• AVAILABLE RECORDS:
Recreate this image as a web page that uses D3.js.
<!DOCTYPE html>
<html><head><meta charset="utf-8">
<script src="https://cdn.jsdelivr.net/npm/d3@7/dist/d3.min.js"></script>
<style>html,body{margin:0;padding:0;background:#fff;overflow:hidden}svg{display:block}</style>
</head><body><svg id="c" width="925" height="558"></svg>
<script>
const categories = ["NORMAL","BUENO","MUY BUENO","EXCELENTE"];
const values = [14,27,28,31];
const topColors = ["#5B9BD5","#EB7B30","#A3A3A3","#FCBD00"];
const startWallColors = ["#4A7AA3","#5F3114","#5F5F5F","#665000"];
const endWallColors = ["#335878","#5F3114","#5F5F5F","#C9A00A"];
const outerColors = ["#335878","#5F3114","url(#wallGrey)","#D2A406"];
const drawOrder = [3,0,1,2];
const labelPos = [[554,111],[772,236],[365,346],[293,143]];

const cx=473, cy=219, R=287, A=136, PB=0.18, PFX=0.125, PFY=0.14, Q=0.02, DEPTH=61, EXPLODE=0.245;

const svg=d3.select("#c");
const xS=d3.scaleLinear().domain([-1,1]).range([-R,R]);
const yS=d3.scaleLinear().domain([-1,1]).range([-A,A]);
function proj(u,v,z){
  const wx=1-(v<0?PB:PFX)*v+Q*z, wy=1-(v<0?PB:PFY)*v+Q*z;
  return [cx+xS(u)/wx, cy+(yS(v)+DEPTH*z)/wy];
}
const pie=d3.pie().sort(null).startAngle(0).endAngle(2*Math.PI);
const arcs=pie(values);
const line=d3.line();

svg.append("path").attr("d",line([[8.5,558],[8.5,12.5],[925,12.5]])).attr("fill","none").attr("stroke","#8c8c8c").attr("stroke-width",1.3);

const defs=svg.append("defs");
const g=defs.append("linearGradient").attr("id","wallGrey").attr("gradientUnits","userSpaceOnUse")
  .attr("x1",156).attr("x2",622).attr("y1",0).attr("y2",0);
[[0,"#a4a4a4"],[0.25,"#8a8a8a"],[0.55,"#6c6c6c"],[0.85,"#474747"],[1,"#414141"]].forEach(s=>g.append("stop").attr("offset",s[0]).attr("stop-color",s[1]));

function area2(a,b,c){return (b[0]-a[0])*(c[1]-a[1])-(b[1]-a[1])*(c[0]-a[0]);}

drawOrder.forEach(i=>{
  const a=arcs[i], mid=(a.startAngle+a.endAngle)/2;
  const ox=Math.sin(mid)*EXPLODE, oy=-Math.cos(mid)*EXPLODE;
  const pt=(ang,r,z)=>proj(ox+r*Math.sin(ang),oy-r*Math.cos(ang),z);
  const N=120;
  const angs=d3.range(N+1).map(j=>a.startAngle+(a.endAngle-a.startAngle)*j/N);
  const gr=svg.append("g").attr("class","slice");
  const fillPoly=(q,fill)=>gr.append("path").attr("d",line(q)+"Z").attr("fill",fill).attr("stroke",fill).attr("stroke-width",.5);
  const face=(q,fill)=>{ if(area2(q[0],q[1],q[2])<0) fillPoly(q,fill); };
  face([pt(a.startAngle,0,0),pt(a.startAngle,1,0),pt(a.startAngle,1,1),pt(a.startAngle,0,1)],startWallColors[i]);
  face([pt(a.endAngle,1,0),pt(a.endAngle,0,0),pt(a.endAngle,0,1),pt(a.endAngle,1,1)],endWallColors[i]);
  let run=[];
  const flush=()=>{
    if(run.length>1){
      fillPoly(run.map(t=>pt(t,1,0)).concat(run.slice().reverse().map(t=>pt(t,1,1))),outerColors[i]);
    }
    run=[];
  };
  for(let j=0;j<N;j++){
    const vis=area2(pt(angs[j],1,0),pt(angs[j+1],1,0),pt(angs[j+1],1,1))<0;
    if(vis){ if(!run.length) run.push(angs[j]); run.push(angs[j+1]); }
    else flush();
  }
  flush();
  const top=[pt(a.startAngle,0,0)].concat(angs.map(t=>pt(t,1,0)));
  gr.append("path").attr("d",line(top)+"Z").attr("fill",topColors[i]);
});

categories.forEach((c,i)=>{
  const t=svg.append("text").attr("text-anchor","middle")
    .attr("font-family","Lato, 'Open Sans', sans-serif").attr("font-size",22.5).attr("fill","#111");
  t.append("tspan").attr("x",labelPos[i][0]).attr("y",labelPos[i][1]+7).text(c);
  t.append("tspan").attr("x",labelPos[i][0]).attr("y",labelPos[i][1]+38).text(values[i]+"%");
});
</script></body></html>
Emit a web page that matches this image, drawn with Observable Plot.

• EXERCISE OBJECTIVE:
Go through the data and return every record exactly.

• RESULT:
Recreate this image as a web page that uses D3.js.
<!DOCTYPE html>
<html><head><meta charset="utf-8">
<script src="https://cdn.jsdelivr.net/npm/d3@7/dist/d3.min.js"></script>
<style>html,body{margin:0;padding:0;background:#fff;overflow:hidden}svg{display:block}</style>
</head><body><svg id="c" width="925" height="558"></svg>
<script>
const categories = ["NORMAL","BUENO","MUY BUENO","EXCELENTE"];
const values = [14,27,28,31];
const topColors = ["#5B9BD5","#EB7B30","#A3A3A3","#FCBD00"];
const startWallColors = ["#4A7AA3","#5F3114","#5F5F5F","#665000"];
const endWallColors = ["#335878","#5F3114","#5F5F5F","#C9A00A"];
const outerColors = ["#335878","#5F3114","url(#wallGrey)","#D2A406"];
const drawOrder = [3,0,1,2];
const labelPos = [[554,111],[772,236],[365,346],[293,143]];

const cx=473, cy=219, R=287, A=136, PB=0.18, PFX=0.125, PFY=0.14, Q=0.02, DEPTH=61, EXPLODE=0.245;

const svg=d3.select("#c");
const xS=d3.scaleLinear().domain([-1,1]).range([-R,R]);
const yS=d3.scaleLinear().domain([-1,1]).range([-A,A]);
function proj(u,v,z){
  const wx=1-(v<0?PB:PFX)*v+Q*z, wy=1-(v<0?PB:PFY)*v+Q*z;
  return [cx+xS(u)/wx, cy+(yS(v)+DEPTH*z)/wy];
}
const pie=d3.pie().sort(null).startAngle(0).endAngle(2*Math.PI);
const arcs=pie(values);
const line=d3.line();

svg.append("path").attr("d",line([[8.5,558],[8.5,12.5],[925,12.5]])).attr("fill","none").attr("stroke","#8c8c8c").attr("stroke-width",1.3);

const defs=svg.append("defs");
const g=defs.append("linearGradient").attr("id","wallGrey").attr("gradientUnits","userSpaceOnUse")
  .attr("x1",156).attr("x2",622).attr("y1",0).attr("y2",0);
[[0,"#a4a4a4"],[0.25,"#8a8a8a"],[0.55,"#6c6c6c"],[0.85,"#474747"],[1,"#414141"]].forEach(s=>g.append("stop").attr("offset",s[0]).attr("stop-color",s[1]));

function area2(a,b,c){return (b[0]-a[0])*(c[1]-a[1])-(b[1]-a[1])*(c[0]-a[0]);}

drawOrder.forEach(i=>{
  const a=arcs[i], mid=(a.startAngle+a.endAngle)/2;
  const ox=Math.sin(mid)*EXPLODE, oy=-Math.cos(mid)*EXPLODE;
  const pt=(ang,r,z)=>proj(ox+r*Math.sin(ang),oy-r*Math.cos(ang),z);
  const N=120;
  const angs=d3.range(N+1).map(j=>a.startAngle+(a.endAngle-a.startAngle)*j/N);
  const gr=svg.append("g").attr("class","slice");
  const fillPoly=(q,fill)=>gr.append("path").attr("d",line(q)+"Z").attr("fill",fill).attr("stroke",fill).attr("stroke-width",.5);
  const face=(q,fill)=>{ if(area2(q[0],q[1],q[2])<0) fillPoly(q,fill); };
  face([pt(a.startAngle,0,0),pt(a.startAngle,1,0),pt(a.startAngle,1,1),pt(a.startAngle,0,1)],startWallColors[i]);
  face([pt(a.endAngle,1,0),pt(a.endAngle,0,0),pt(a.endAngle,0,1),pt(a.endAngle,1,1)],endWallColors[i]);
  let run=[];
  const flush=()=>{
    if(run.length>1){
      fillPoly(run.map(t=>pt(t,1,0)).concat(run.slice().reverse().map(t=>pt(t,1,1))),outerColors[i]);
    }
    run=[];
  };
  for(let j=0;j<N;j++){
    const vis=area2(pt(angs[j],1,0),pt(angs[j+1],1,0),pt(angs[j+1],1,1))<0;
    if(vis){ if(!run.length) run.push(angs[j]); run.push(angs[j+1]); }
    else flush();
  }
  flush();
  const top=[pt(a.startAngle,0,0)].concat(angs.map(t=>pt(t,1,0)));
  gr.append("path").attr("d",line(top)+"Z").attr("fill",topColors[i]);
});

categories.forEach((c,i)=>{
  const t=svg.append("text").attr("text-anchor","middle")
    .attr("font-family","Lato, 'Open Sans', sans-serif").attr("font-size",22.5).attr("fill","#111");
  t.append("tspan").attr("x",labelPos[i][0]).attr("y",labelPos[i][1]+7).text(c);
  t.append("tspan").attr("x",labelPos[i][0]).attr("y",labelPos[i][1]+38).text(values[i]+"%");
});
</script></body></html>
Emit a web page that matches this image, drawn with Observable Plot.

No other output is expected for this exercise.